Le vingtième poème

Le passage suivant est à lire en fonction de la connaissance que l'on a du poème d'Emily Dickinson et de la façon dont Marguerite Duras se l'est approprié dans Emily L. C'est un indice et une sorte d'explication finale.

"Elle [Emily L.] croyait que lorsque des poèmes étaient écrits dans un pays donné, très vite ils se répandaient ailleurs, propulsés par leur seule évidence, leur seule existence, au-delà des distances, des ciels, des mers, des continents, des régimes politiques, des interdits (1). Elle était quelqu'un qui avait tendance à croire que partout on écrivait le même poème sous des formes différentes. Qu'il n'y avait qu'un seul poème à atteindre à travers toutes les langues, toutes les civilisations." (p. 80)

Emily L. demande au nouveau gardien : "Combien il y a de poèmes ?" Celui-ci lui répond : "– Dix-neuf." "Elle réfléchit. Elle hésite. Et puis elle le lui demande : – Est-ce qu'il y en a un sur les après-midi d'hiver ? Le gardien cherche. – Non. Je ne crois pas… C'est le titre ? – Oui. Ç'aurait été ça, ce titre-là.

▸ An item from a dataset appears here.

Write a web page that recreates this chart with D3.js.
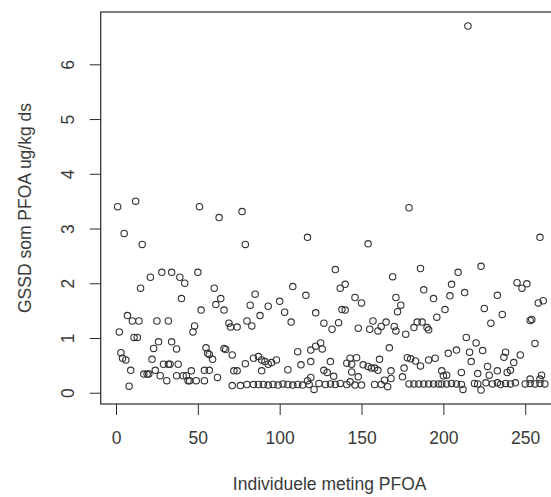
<!DOCTYPE html>
<html>
<head>
<meta charset="utf-8">
<script src="https://cdn.jsdelivr.net/npm/d3@7"></script>
<style>
  html, body { margin: 0; padding: 0; background: #fff; overflow: hidden; }
  svg { display: block; }
</style>
</head>
<body>
<script>
const meting = [
  1, 2, 3, 4, 5, 6, 7, 8, 9, 10, 11, 12, 13, 14, 15, 16, 17, 19, 20, 21,
  22, 23, 24, 25, 26, 27, 28, 29, 31, 32, 32, 33, 34, 34, 37, 37, 38, 39, 40, 41,
  42, 43, 44, 45, 46, 47, 48, 49, 50, 51, 52, 54, 54, 55, 56, 57, 57, 59, 60, 61,
  62, 63, 64, 66, 66, 67, 69, 70, 71, 71, 72, 74, 74, 76, 77, 79, 79, 80, 80, 82,
  83, 84, 84, 85, 87, 87, 88, 89, 89, 90, 91, 93, 93, 93, 95, 96, 98, 99, 100, 102,
  103, 105, 105, 107, 108, 108, 111, 111, 113, 114, 116, 117, 117, 118, 119, 119, 119, 121, 122, 122,
  124, 125, 126, 127, 127, 128, 129, 131, 131, 132, 133, 134, 134, 136, 137, 137, 138, 140, 140, 141,
  141, 143, 143, 144, 144, 146, 146, 147, 148, 148, 150, 150, 151, 154, 154, 155, 156, 157, 158, 158,
  160, 160, 161, 162, 162, 164, 165, 166, 167, 168, 168, 169, 170, 171, 171, 172, 174, 175, 176, 177,
  178, 179, 179, 180, 182, 182, 183, 184, 185, 186, 186, 187, 188, 188, 190, 191, 191, 191, 194, 194,
  195, 196, 197, 199, 199, 200, 201, 202, 202, 203, 204, 205, 205, 208, 208, 209, 211, 211, 212, 213,
  214, 215, 216, 217, 219, 220, 221, 221, 223, 223, 224, 225, 226, 227, 228, 229, 230, 233, 233, 233,
  235, 236, 237, 238, 238, 239, 241, 241, 243, 244, 245, 247, 248, 250, 251, 253, 253, 253, 254, 256,
  256, 258, 259, 259, 259, 260, 261, 262
];
const gssd = [
  3.40, 1.11, 0.73, 0.63, 2.91, 0.60, 1.41, 0.12, 0.41, 1.31, 1.01, 3.50, 1.01, 1.31, 1.91, 2.71, 0.34, 0.34, 0.34, 2.11,
  0.61, 0.81, 0.41, 1.31, 0.93, 0.31, 2.20, 0.52, 0.22, 1.31, 0.52, 0.52, 2.20, 0.93, 0.80, 0.31, 0.52, 2.11, 1.72, 0.31,
  2.00, 0.31, 0.22, 0.22, 0.40, 1.11, 1.22, 0.22, 2.20, 3.40, 1.51, 0.22, 0.41, 0.82, 0.72, 0.70, 0.41, 0.61, 1.91, 1.61,
  0.28, 3.20, 1.72, 1.51, 0.81, 0.79, 1.27, 1.20, 0.69, 0.13, 0.40, 0.40, 1.20, 0.13, 3.31, 2.71, 0.53, 1.31, 0.15, 1.60,
  1.22, 0.63, 0.15, 1.80, 0.66, 0.15, 1.41, 0.60, 0.40, 0.15, 0.57, 1.58, 0.52, 0.14, 0.55, 0.15, 0.60, 0.14, 1.67, 0.16,
  1.47, 0.42, 0.15, 1.29, 1.94, 0.14, 0.75, 0.15, 0.51, 0.14, 1.78, 2.84, 0.22, 0.15, 0.78, 0.57, 0.28, 0.06, 0.85, 1.46,
  0.17, 0.91, 0.80, 0.41, 1.27, 0.15, 0.37, 0.57, 0.16, 1.16, 0.30, 2.25, 0.15, 1.28, 1.91, 0.17, 1.52, 1.51, 1.98, 0.54,
  0.15, 0.63, 0.20, 0.52, 0.38, 1.74, 0.14, 0.64, 1.18, 0.29, 1.64, 0.14, 0.51, 2.72, 0.48, 1.16, 0.45, 1.31, 0.45, 0.15,
  1.13, 0.41, 0.61, 1.21, 0.15, 0.23, 1.29, 0.11, 0.82, 0.40, 0.26, 2.12, 1.21, 1.13, 1.74, 1.48, 1.60, 0.29, 0.45, 1.07,
  0.64, 3.38, 0.16, 0.62, 1.19, 0.16, 0.58, 1.29, 0.16, 0.49, 2.27, 1.29, 1.88, 0.16, 1.19, 1.15, 0.60, 0.16, 1.72, 0.16,
  0.63, 1.38, 0.16, 0.40, 0.16, 0.31, 1.52, 0.16, 0.32, 0.72, 1.77, 1.98, 0.17, 0.78, 0.16, 2.20, 0.37, 0.15, 0.06, 1.83,
  1.01, 6.70, 0.74, 0.57, 0.17, 0.91, 0.35, 0.16, 2.31, 0.05, 0.77, 1.54, 0.18, 0.48, 0.32, 1.27, 0.16, 1.78, 0.40, 0.18,
  0.15, 1.43, 0.65, 0.74, 0.17, 0.37, 0.41, 0.16, 0.55, 0.18, 2.01, 0.69, 1.91, 0.16, 1.99, 1.32, 0.25, 0.17, 1.34, 0.90,
  0.16, 1.64, 2.84, 0.25, 0.17, 0.32, 1.68, 0.16
];
const xTicks = [0, 50, 100, 150, 200, 250];
const yTicks = [0, 1, 2, 3, 4, 5, 6];
const xLabel = "Individuele meting PFOA";
const yLabel = "GSSD som PFOA ug/kg ds";

const width = 551, height = 497;
// plot region, the right side runs past the picture edge like the original
const plotLeft = 100.7, plotTop = 12, plotRight = 558.6, plotBottom = 404;
const fontSize = 17.5;
const ink = "#2b2b2b";
const textInk = "#3a3a3a";

const x = d3.scaleLinear().domain([-9.35, 270.4]).range([plotLeft, plotRight]);
const y = d3.scaleLinear().domain([-0.206, 6.956]).range([plotBottom, plotTop]);

const svg = d3.select("body").append("svg")
    .attr("width", width)
    .attr("height", height)
    .attr("font-family", "'Liberation Sans', Arial, sans-serif")
    .attr("font-size", fontSize)
    .attr("fill", textInk);

// points (pch = 1)
svg.append("g")
    .attr("fill", "none")
    .attr("stroke", "#333")
    .attr("stroke-width", 1.1)
  .selectAll("circle")
  .data(meting.map((m, i) => [m, gssd[i]]))
  .join("circle")
    .attr("cx", d => x(d[0]))
    .attr("cy", d => y(d[1]))
    .attr("r", 3.2);

// box
svg.append("rect")
    .attr("x", plotLeft)
    .attr("y", plotTop)
    .attr("width", plotRight - plotLeft)
    .attr("height", plotBottom - plotTop)
    .attr("fill", "none")
    .attr("stroke", ink)
    .attr("stroke-width", 1.2);

const xAxis = svg.append("g")
    .attr("transform", `translate(0,${plotBottom})`)
    .call(d3.axisBottom(x).tickValues(xTicks).tickSize(11).tickFormat(d3.format("d")));
xAxis.select(".domain").remove();
xAxis.selectAll(".tick line").attr("stroke", ink);
xAxis.selectAll(".tick text")
    .attr("y", 40)
    .attr("dy", null)
    .attr("fill", textInk)
    .attr("font-size", fontSize)
    .attr("font-family", "'Liberation Sans', Arial, sans-serif");

const yAxis = svg.append("g")
    .attr("transform", `translate(${plotLeft},0)`)
    .call(d3.axisLeft(y).tickValues(yTicks).tickSize(11).tickFormat(d3.format("d")));
yAxis.select(".domain").remove();
yAxis.selectAll(".tick line").attr("stroke", ink);
yAxis.selectAll(".tick text")
    .attr("x", null)
    .attr("dy", null)
    .attr("text-anchor", "middle")
    .attr("transform", "translate(-27.2,0) rotate(-90)")
    .attr("fill", textInk)
    .attr("font-size", fontSize)
    .attr("font-family", "'Liberation Sans', Arial, sans-serif");

svg.append("text")
    .attr("x", (plotLeft + plotRight) / 2)
    .attr("y", 490)
    .attr("text-anchor", "middle")
    .text(xLabel);

svg.append("text")
    .attr("transform", `translate(31,${(plotTop + plotBottom) / 2}) rotate(-90)`)
    .attr("text-anchor", "middle")
    .text(yLabel);
</script>
</body>
</html>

Oui, c'est sûr…" (p. 112) "Vous croyez que vous l'avez écrit ?", lui demande le gardien. "Je l'aurais imaginé seulement, d'après vous ?" (p. 113) Le gardien : "Dans les rêves on a ces difficultés que vous racontez… on perd tout… à tout moment… On n'a jamais tout ce qu'il faut…" (p. 115)

"– Vous saviez peut-être si bien ce que vous vouliez écrire… que vous avez dû croire l'avoir écrit vraiment. Elle ne répond pas. Il répète la phrase anglaise : – But internal difference, Where the Meanings are. Elle ne bouge pas. Elle dit : – Je ne peux pas m'empêcher de penser que je l'ai écrit (2). Il me semble me souvenir du moment où ça s'est passé, si je ferme les yeux je sens encore l'effort de ma main pour écrire vite, ne pas oublier, le papier glissait, et de mon autre main j'essayais de le retenir, mais je le faisais trop fort et il se déchirait…" (p. 114-115)

"– Les après-midi d'hiver, ç'aurait été le titre du poème ? – Oui. Winter Afternoons. Ç'aurait été le titre de la brochure aussi." (p. 116) "– C'est aujourd'hui seulement que je suis sûre de ne pas l'avoir écrit. […] Le seul poème véritable est obligatoirement celui qui a disparu." (p. 116-117)

Pour le jeune gardien : "Même si c'est dans le sommeil que la chose avait eu lieu et qu'elle l'avait revue ainsi, comme détachée d'elle, c'était elle l'auteur." (p. 124) Il "disait qu'il n'y avait que deux explications à la disparition du poème, celle-là du geste du Captain ou celle de la folie d'Emily L. qui croyait l'avoir écrit. Si le poème avait existé matériellement, s'il avait été écrit sur du papier, c'était la thèse du crime du Captain qui prévalait." (p. 125)

Le notaire a un avis nécessairement différent : "Il disait qu'il fallait un auteur, de toute façon, à tous les poèmes. Que l'on n'était pas plus ou moins l'auteur d'un poème. Qu'on l'était complètement, toujours." (p. 124)

Notes

1. "Il s'était trouvé que l'une d'entre elles [une poésie] avait paru dans une revue spécialisée de Newport." (p. 77) Le gardien et le notaire s'interrogent sur la "réputation grandissante des poèmes d'Emily L." "Ni l'un ni l'autre ne comprenaient tout à fait cette gloire. […] Ils parlaient moins des poèmes que de ce mystère, de cet irrépressible élargissement de leur lecture opéré par d'autres gens qu'eux." (p. 122-123)
2. C'est peut-être ce que M. Duras a ressenti en tombant sur le poème d'E. Dickinson.